File "../../../../usr/local/lib/python3.11/dist-packages/ffcv/transforms/ops.py", line 109:
        def to_torch_image(inp: ch.Tensor, dst):
            <source elided>
                pass
            inp = inp.permute([0, 3, 1, 2])
            ^

During: typing of get attribute at /usr/local/lib/python3.11/dist-packages/ffcv/transforms/ops.py (109)

File "../../../../usr/local/lib/python3.11/dist-packages/ffcv/transforms/ops.py", line 109:
        def to_torch_image(inp: ch.Tensor, dst):
            <source elided>
                pass
            inp = inp.permute([0, 3, 1, 2])
            ^

Apparently the correct usage is:

l = ffcv.Loader(
    "cifar10.beton",
    batch_size=1024,
    order=ffcv.loader.OrderOption.QUASI_RANDOM,
    num_workers=8,
    pipelines=dict(
       image=[
          ffcv.fields.rgb_image.SimpleRGBImageDecoder(),
          ffcv.transforms.ToTorchImage(),
          ffcv.transforms.ToTorchImage(convert_back_int16=False),
       ]
    ),
)

which does work.
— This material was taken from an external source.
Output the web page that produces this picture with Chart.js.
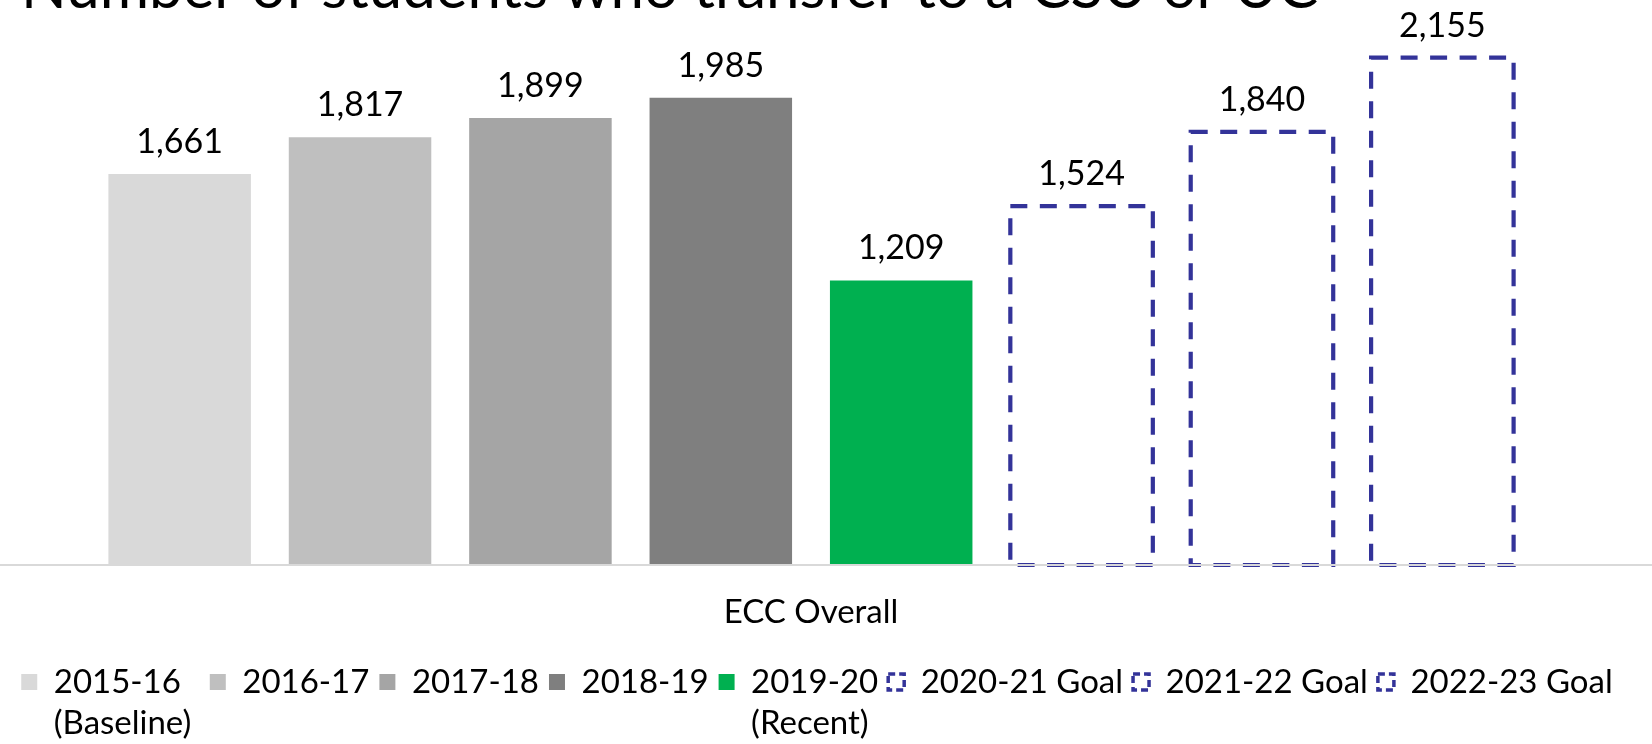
<!DOCTYPE html>
<html>
<head>
<meta charset="utf-8">
<script src="https://cdn.jsdelivr.net/npm/chart.js@4.4.1/dist/chart.umd.min.js"></script>
<style>
  html, body { margin: 0; padding: 0; background: #fff; overflow: hidden; }
  #box { position: relative; width: 1652px; height: 744px; }
</style>
</head>
<body>
<div id="box"><canvas id="transferChart"></canvas></div>
<script>
// data
const categories = ['ECC Overall'];
const seriesNames = [
    ['2015-16', '(Baseline)'],
    ['2016-17'],
    ['2017-18'],
    ['2018-19'],
    ['2019-20', '(Recent)'],
    ['2020-21 Goal'],
    ['2021-22 Goal'],
    ['2022-23 Goal']
];
const transferCounts = [1661, 1817, 1899, 1985, 1209, 1524, 1840, 2155];
const isGoal = [false, false, false, false, false, true, true, true];

// styles
const barColors = ['#D9D9D9', '#BFBFBF', '#A5A5A5', '#7F7F7F', '#00B050', '#FFFFFF', '#FFFFFF', '#FFFFFF'];
const goalColor = '#333399';
const FONT = 'Lato, "Open Sans", sans-serif';
const TEXT_SIZE = 33;

const datasets = seriesNames.map((name, i) => ({
    label: name.join(' '),
    data: [transferCounts[i]],
    backgroundColor: isGoal[i] ? 'rgba(255,255,255,0)' : barColors[i],
    borderColor: isGoal[i] ? goalColor : barColors[i],
    borderWidth: 0,
    goal: isGoal[i]
}));

// dashed outlines for goal bars, value labels, and the long baseline
const barExtras = {
    id: 'barExtras',
    afterDatasetsDraw(chart) {
        const ctx = chart.ctx;
        const zero = chart.scales.y.getPixelForValue(0);
        ctx.save();
        chart.data.datasets.forEach((ds, i) => {
            if (!ds.goal) return;
            chart.getDatasetMeta(i).data.forEach(bar => {
                const {x, y, base, width} = bar.getProps(['x', 'y', 'base', 'width'], true);
                ctx.strokeStyle = ds.borderColor;
                ctx.lineWidth = 4.2;
                ctx.setLineDash([17, 12.5]);
                ctx.strokeRect(x - width / 2, y, width, base - y);
            });
        });
        ctx.setLineDash([]);
        ctx.strokeStyle = '#D9D9D9';
        ctx.lineWidth = 2;
        ctx.beginPath();
        ctx.moveTo(0, zero);
        ctx.lineTo(chart.width, zero);
        ctx.stroke();

        ctx.fillStyle = '#000';
        ctx.font = '34px ' + FONT;
        ctx.textAlign = 'center';
        ctx.textBaseline = 'alphabetic';
        chart.data.datasets.forEach((ds, i) => {
            chart.getDatasetMeta(i).data.forEach((bar, j) => {
                const {x, y} = bar.getProps(['x', 'y'], true);
                ctx.fillText(ds.data[j].toLocaleString('en-US'), x, y - 21);
            });
        });
        ctx.restore();
    }
};

// title sits mostly above the visible area in the original
const croppedTitle = {
    id: 'croppedTitle',
    afterDraw(chart, args, opts) {
        const ctx = chart.ctx;
        ctx.save();
        ctx.font = opts.size + 'px ' + FONT;
        ctx.fillStyle = '#000';
        ctx.textAlign = 'left';
        ctx.textBaseline = 'alphabetic';
        ctx.fillText(opts.text, opts.x, opts.y);
        ctx.restore();
    }
};

// nudge the legend right a little and let the two-line entries spill below its box
const legendRoom = {
    id: 'legendRoom',
    afterLayout(chart) {
        const lg = chart.legend;
        if (!lg) return;
        lg.left += 6;
        lg.right += 6;
        lg.bottom = chart.height;
    }
};

const measureCtx = document.createElement('canvas').getContext('2d');
measureCtx.font = TEXT_SIZE + 'px ' + FONT;
const baseLegendLabels = Chart.defaults.plugins.legend.labels.generateLabels;

new Chart(document.getElementById('transferChart'), {
    type: 'bar',
    data: { labels: categories, datasets: datasets },
    plugins: [barExtras, croppedTitle, legendRoom],
    options: {
        responsive: true,
        maintainAspectRatio: false,
        animation: false,
        devicePixelRatio: 1,
        layout: { padding: { top: 0, left: 0, right: 30, bottom: 35.6 } },
        datasets: { bar: { categoryPercentage: 0.8897, barPercentage: 0.79 } },
        scales: {
            x: {
                grid: { display: false, tickLength: 3.8 },
                border: { display: false },
                ticks: {
                    color: '#000',
                    padding: 4,
                    font: { family: FONT, size: TEXT_SIZE, lineHeight: 2.382 }
                }
            },
            y: { display: false, min: 0, max: 2400 }
        },
        plugins: {
            tooltip: { enabled: false },
            croppedTitle: { text: 'Number of students who transfer to a CSU or UC', size: 60, x: 21, y: 8 },
            legend: {
                position: 'bottom',
                labels: {
                    color: '#000',
                    boxWidth: 16,
                    boxHeight: 16,
                    padding: 10,
                    font: { family: FONT, size: TEXT_SIZE, lineHeight: 1.25 },
                    generateLabels(chart) {
                        const items = baseLegendLabels(chart);
                        items.forEach((item, i) => {
                            const lines = seriesNames[i];
                            if (lines.length > 1) {
                                // measure by the widest line, draw every line
                                const text = lines.slice();
                                let widest = lines.reduce((a, b) =>
                                    measureCtx.measureText(a).width >= measureCtx.measureText(b).width ? a : b);
                                if (i === 0) widest += ' '; // first entry sits a bit wider in the original
                                text.toString = () => widest;
                                item.text = text;
                            }
                            if (isGoal[i]) {
                                item.fillStyle = '#FFFFFF';
                                item.strokeStyle = goalColor;
                                item.lineWidth = 3.5;
                                item.lineDash = [7, 4];
                            }
                        });
                        return items;
                    }
                }
            }
        }
    }
});
</script>
</body>
</html>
To get the image in a float tensor that pytorch can then work with you need to use another transformation, which you need to write yourself (taken from https://github.com/SerezD/ffcv_pytorch_lightning/blob/32def277998a1b9609703cd6a72b847eb2149c5c/src/ffcv_pl/ffcv_utils/augmentations.py):

l = ffcv.Loader(
    "cifar10.beton",
    batch_size=1024,
    order=ffcv.loader.OrderOption.QUASI_RANDOM,
    num_workers=8,
    pipelines=dict(
       image=[
          ffcv.fields.rgb_image.SimpleRGBImageDecoder(),
          ffcv.transforms.ToTorchImage(),
          ffcv.transforms.ToTorchImage(convert_back_int16=False),
          DivideImageBy255(self.dtype),
       ]
    ),
)

I guess it would be nice to improve the error reporting since that was the main reason for me reporting this issue in the first place. Or at least a remark somewhere that the augmentations cannot be intermixed freely, as it is described on the main website.

But I think that kind of goes beyond the scope of this issue (or at least the title would not fit well anymore). So feel free to close this.